A lot has changed in Melbourne since its early days as a gold-mining town on the very fringes of civilization. For one thing: its name. The original name of the city was supposed to be, get this, Batmania! It was supposed be named after its founder, John Batman, but the Aussies were trying to curry favor with the British crown at the time, so ended up naming it after Lord Melbourne instead. Which is how we missed out on having one of the greatest city names in history.
Melbourne feels like a global city now, but it still holds on to a little bit of that fringe element that makes it feel different. Alleyways filled with beautiful street art, trendy speakeasies, and odd street performers mix with delicious food options from all corners of the globe, stunning and strange museums, and cool modern architecture to create a flavor that is unique to this city.
We stayed at a hostel that was in an old converted nunnery (very cool buiding, but definitely one of the grosser hostels we stayed in) in the Fitzroy neighborhood, which is one of the trendiest neighborhoods in the city. It’s surrounded by hip bars, hole-in-the-wall restaurants, and clothes shops full of fashions that make you say “wait, people wear that?!” The park across the street from the hostel was a favorite evening roosting spot for huge fruit bats (these aren’t your piddly North American bats, we’re talking like a three foot wingspan), which would come winging in to land at dusk each night like miniature squeaking dragons. We had so much fun watching them!
We spent our days wandering around the city, exploring all the little alleyways and finding as much cheap food as we could. Food is nearly as expensive as alchohol in this city, so we couldn’t afford to explore much of the world-class dining options, but we found our fair share of cheep yummy street food!

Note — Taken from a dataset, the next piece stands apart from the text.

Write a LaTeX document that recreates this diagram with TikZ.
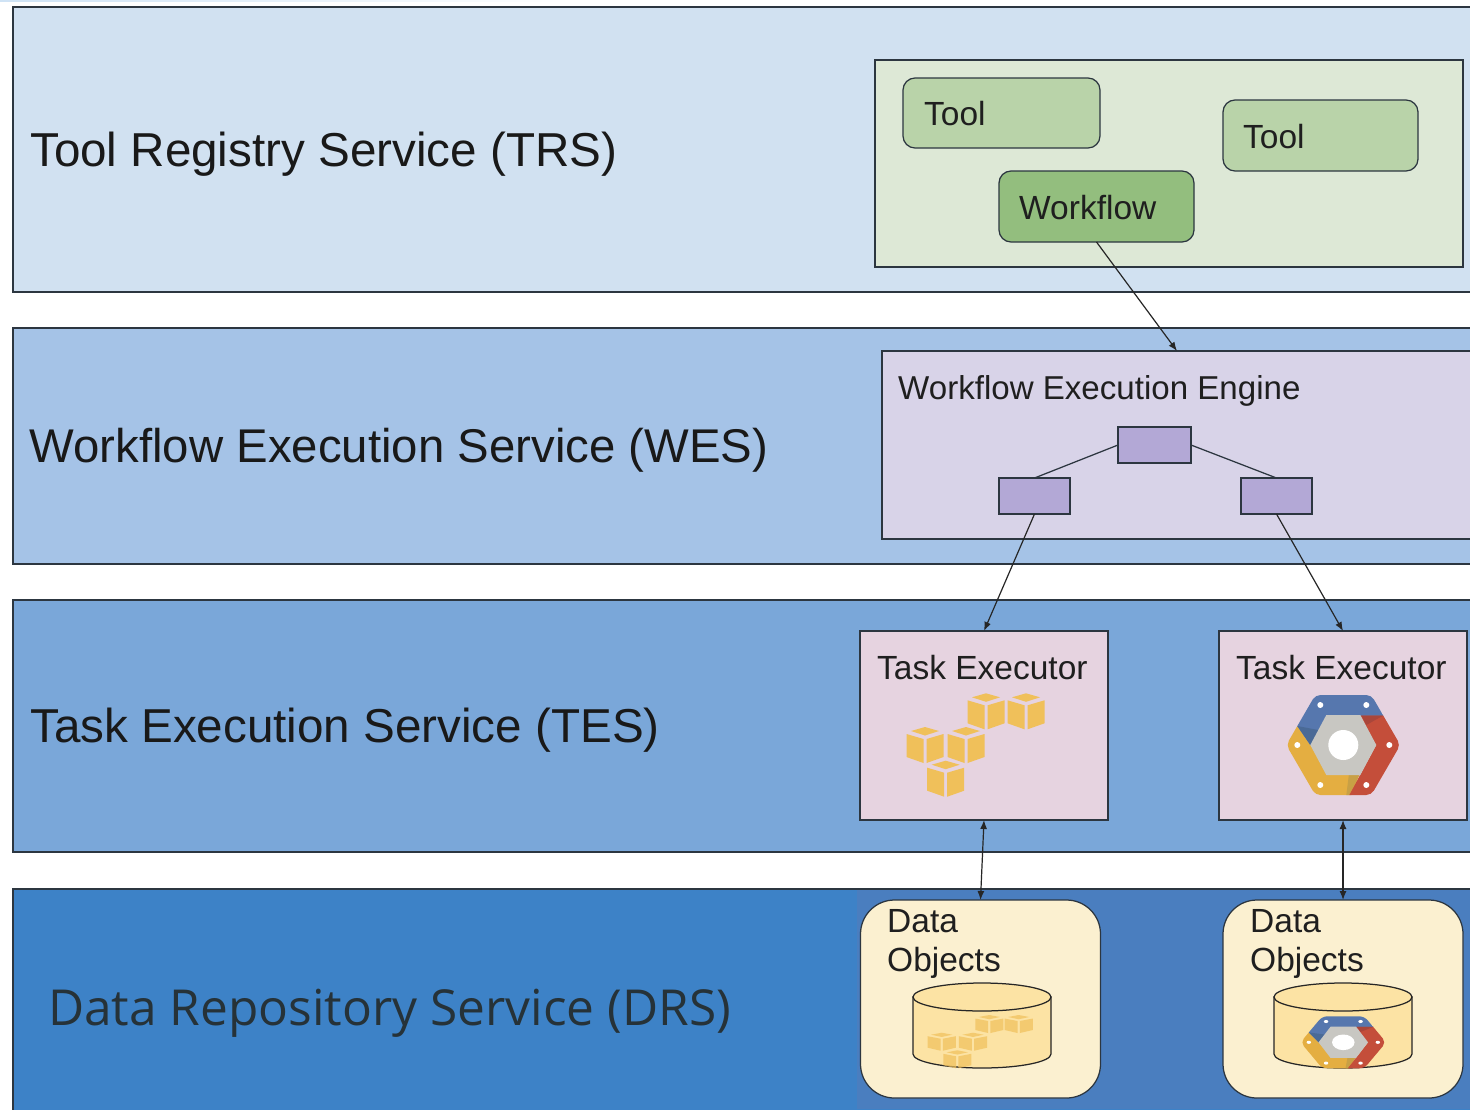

We splurged and spent the $30 pp to enjoy the Melbourne Museum for a day. It was definitely worth it; there were some really unique exhibits, as well as the usual natural history section full of creepy stuffed animals.
We wanted to see some of the surrounding countryside while we were here, so started looking into how far out of the city public transportation could get us. We found a small national park called Organ Pipes which we could get to by taking a train and then a bus, so we decided to finally pop our “no city buses” cherry. We successfully navigated the train out of the city, then caught the correct bus with a lot of help from Google Maps. How did people survive before Google Maps? We were out of suburbia and humming along on a freeway surrounded by empty brown hills whena bus stop flashed by the side of the road. Crap, that’s our stop! We didn’t even know they had bus stops by the side of freeways! We got off on the next stop, also weirdly right on the freeway shoulder, and then started slogging back towards the park entrance. Weirdly, another girl had gotten off with us because she was also trying to get to the park, and had also missed the stop. She was a Melbourne local, originally from Malaysia, so we had fun chatting with her as we walked.
We had decided to spend New Years in Melbourne rather than Sydney because it was supposedly cheaper and more low-key. On New Year’s Eve we hit up a few bars in Fitzroy for some obscenely-priced beers, then headed to one of the many sites where they would be setting fireworks off in the center of town. We copied the locals and laid out a blanket, sneaking forbidden booze into cups as we waited for the fireworks to begin.
On our last afternoon in the city, we were wandering around the massive Royal Botanical Gardens when we saw a popup Globe Theater. They were advertising Much Ado About Nothing for that evening, and the tickets for the standing room “seats” were only $10, so we got tickets for that evening’s performance. Justin wasn’t so sure about the idea, but we got dressed up in our least grungy hiking pants and made our way back to the theater that night. We were both pleasantly surprised, as the performance was awesome! We laughed so hard our sides hurt, the actors were great at bringing out the comedy in Shakespeare’s writing.